The Red Thread forces you to be "audience-centric." You have to kill your darlings. If a feature doesn't fit the logic of the thread, it doesn't belong in the pitch. This is why the book has become a cult favorite among speakers and CEOs. It’s a filter. It helps you decide what not to say.
One of the most powerful insights Webster shares is that "people don't buy what you do, they buy why you do it"—a nod to Simon Sinek, but Webster takes it further by showing you how to build that "why" into a repeatable structure. She often references the idea of the "Irresistible Idea." An idea is only irresistible if it feels like it came from the audience's own mind. Your goal is to lead them to the conclusion so effectively that they feel like they discovered it themselves.
Real-World Application: Beyond the Stage
While the book is often associated with public speaking, its application in everyday business is massive.
- Email Marketing: Instead of "Read my blog post," start with the Goal your reader has.
- Product Development: If your team can’t articulate the Red Thread of a new feature, that feature probably shouldn't exist.
- Job Interviews: You aren't just a list of skills. You are a solution to a specific problem the company has. What’s the thread that connects your past experience to their future success?
The Cognitive Science Behind It
We are wired for narrative. Research by neuroeconomist Paul Zak has shown that stories with a clear dramatic arc—like the one the Red Thread creates—trigger the release of oxytocin in the brain. This increases trust and empathy.
When you skip steps in the Red Thread, you’re essentially asking the brain to leap across a chasm. Most brains won't do it. They’ll just stay on the safe side of the canyon and keep doing what they’ve always done. To change someone’s mind, you have to build a bridge, brick by brick.

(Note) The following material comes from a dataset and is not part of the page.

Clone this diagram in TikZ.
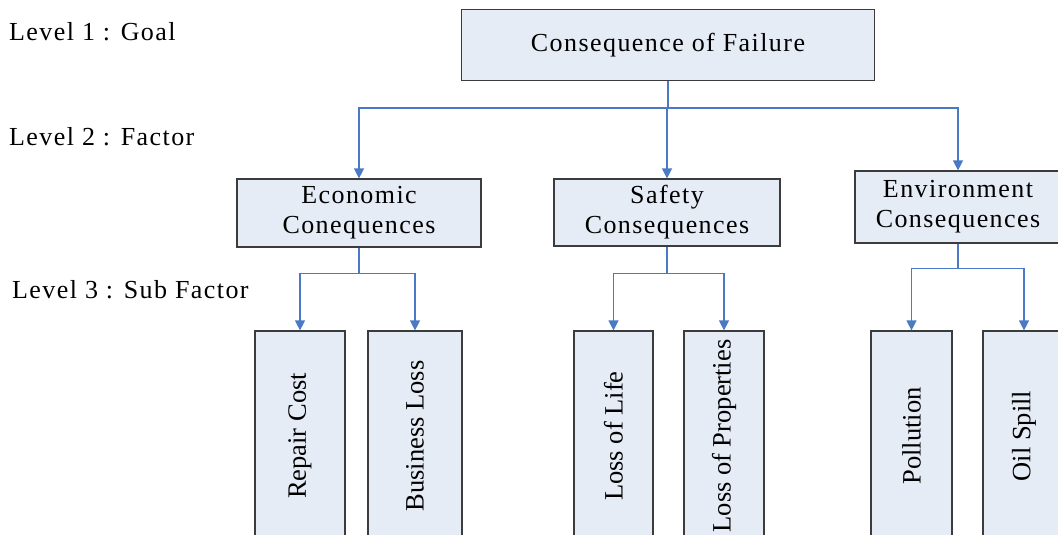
\documentclass[tikz,border=0pt]{standalone}
\usepackage{fontspec}
\setmainfont{Liberation Serif}
\newfontfamily\widefont[LetterSpace=5.5]{Liberation Serif}
\usetikzlibrary{arrows.meta,calc}
\definecolor{boxfill}{RGB}{230,236,246}
\definecolor{boxline}{RGB}{60,60,60}
\definecolor{linkblue}{RGB}{74,122,196}
\begin{document}
\begin{tikzpicture}[x=1pt,y=-1pt,
  box/.style={draw=boxline,fill=boxfill,line width=1.2pt,inner sep=0pt,align=center,
    font=\widefont\fontsize{26}{30}\selectfont},
  leaf/.style={box,rotate=90,font=\fontsize{26.5}{30}\selectfont},
  lvl/.style={anchor=west,inner sep=0pt,font=\widefont\fontsize{26}{30}\selectfont},
  conn/.style={draw=linkblue,line width=1.3pt},
  arr/.style={conn,-{Triangle[length=10pt,width=10pt]}}]
\useasboundingbox (0,0) rectangle (1058,535);
\clip (0,0) rectangle (1058,535);

% level captions
\node[lvl] (l1) at (9,32) {Level 1 : Goal};
\node[lvl] (l2) at (9,137) {Level 2 : Factor};
\node[lvl] (l3) at (12,290) {Level 3 : Sub Factor};

% goal
\node[box,minimum width=413,minimum height=71] (goal) at (668,45) {Consequence of Failure};

% factors
\node[box,minimum width=244,minimum height=68] (econ) at (359,213) {Economic\\Conequences};
\node[box,minimum width=226,minimum height=67] (safe) at (667,212.5) {Safety\\Consequences};
\node[box,minimum width=206,minimum height=72] (env) at (958,207) {Environment\\Consequences};

% sub factors (vertical boxes run past the lower edge)
\node[leaf,minimum width=210,minimum height=90] (rc) at (300,436) {Repair Cost};
\node[leaf,minimum width=210,minimum height=94] (bl) at (415,436) {Business Loss};
\node[leaf,minimum width=210,minimum height=79] (ll) at (613.5,436) {Loss of Life};
\node[leaf,minimum width=210,minimum height=80] (lp) at (724,436) {Loss of Properties};
\node[leaf,minimum width=210,minimum height=81] (po) at (911.5,436) {Pollution};
\node[leaf,minimum width=210,minimum height=82] (os) at (1024,436) {Oil Spill};

% junction points
\coordinate (jg) at ($(goal.south)+(0,27)$);
\coordinate (je) at ($(econ.south)+(0,26)$);
\coordinate (js) at ($(safe.south)+(0,27)$);
\coordinate (jv) at ($(env.south)+(0,25)$);

% level 1 -> level 2
\draw[conn] (goal.south) -- (jg);
\draw[arr] (jg) -| (econ.north);
\draw[arr] (jg) -| (safe.north);
\draw[arr] (jg) -| (env.north);

% level 2 -> level 3
\draw[conn] (econ.south) -- (je);
\draw[arr] (je) -| (rc.east);
\draw[arr] (je) -| (bl.east);
\draw[conn] (safe.south) -- (js);
\draw[arr] (js) -| (ll.east);
\draw[arr] (js) -| (lp.east);
\draw[conn] (env.south) -- (jv);
\draw[arr] (jv) -| (po.east);
\draw[arr] (jv) -| (os.east);
\end{tikzpicture}
\end{document}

Common Misconceptions About the Method
Some people think the Red Thread is just "storytelling." It’s not. Storytelling is often about entertainment. The Red Thread is about argumentation. It’s a logical proof disguised as a narrative.
Another mistake? Thinking the "Truth" has to be some world-shattering revelation. It doesn't. It just has to be a piece of common sense that justifies the change. For example, if you're trying to convince a company to switch to remote work, the Truth might be as simple as: "You can't expect people to be creative in a space that makes them feel policed."
How to Start Using the Red Thread Today
You don't need to be a professional writer to use this. You just need to be honest.
Start by asking: "What is the question my audience is asking that my idea answers?" Write that down. Then, find the "near-star." That's the goal. Move through the steps. If you get stuck on the "Truth," you're probably trying to sell a solution to a problem that doesn't exist.
Actionable Steps for Your Next Project:
- Identify the "Want": State the audience’s goal in their own words. Avoid jargon. If they want "more money," say "more money," not "revenue optimization."
- Define the "Two Truths" Conflict: Write down two things your audience believes that are currently at odds. Example: "I want to grow my business" vs. "I don't want to work more hours."
- Draft the "Truth" Statement: Create a single sentence that bridges that conflict. "Efficiency isn't about doing more; it's about doing less of what doesn't matter."
- Test the Logic: Read your Thread to a friend. If they ask "But why?" at any point, your thread is broken. Go back and fix the gap.
- Audit Your Current Content: Look at your website’s "About" page. Is it a list of facts, or is there a thread? If there's no thread, rewrite it starting with the audience's goal.
The reality is that attention is the most valuable currency we have. If you waste it by being confusing, you’re essentially stealing from your audience. The Red Thread is a tool for respect. It respects the listener's time by giving them a path they can actually follow.
Stop trying to be the hero of the story. Be Ariadne. Give them the thread, and let them be the hero who slays the Minotaur. Once you master this shift in perspective, you’ll realize that "The Red Thread" isn't just a book on your shelf; it's a fundamental change in how you communicate with the world.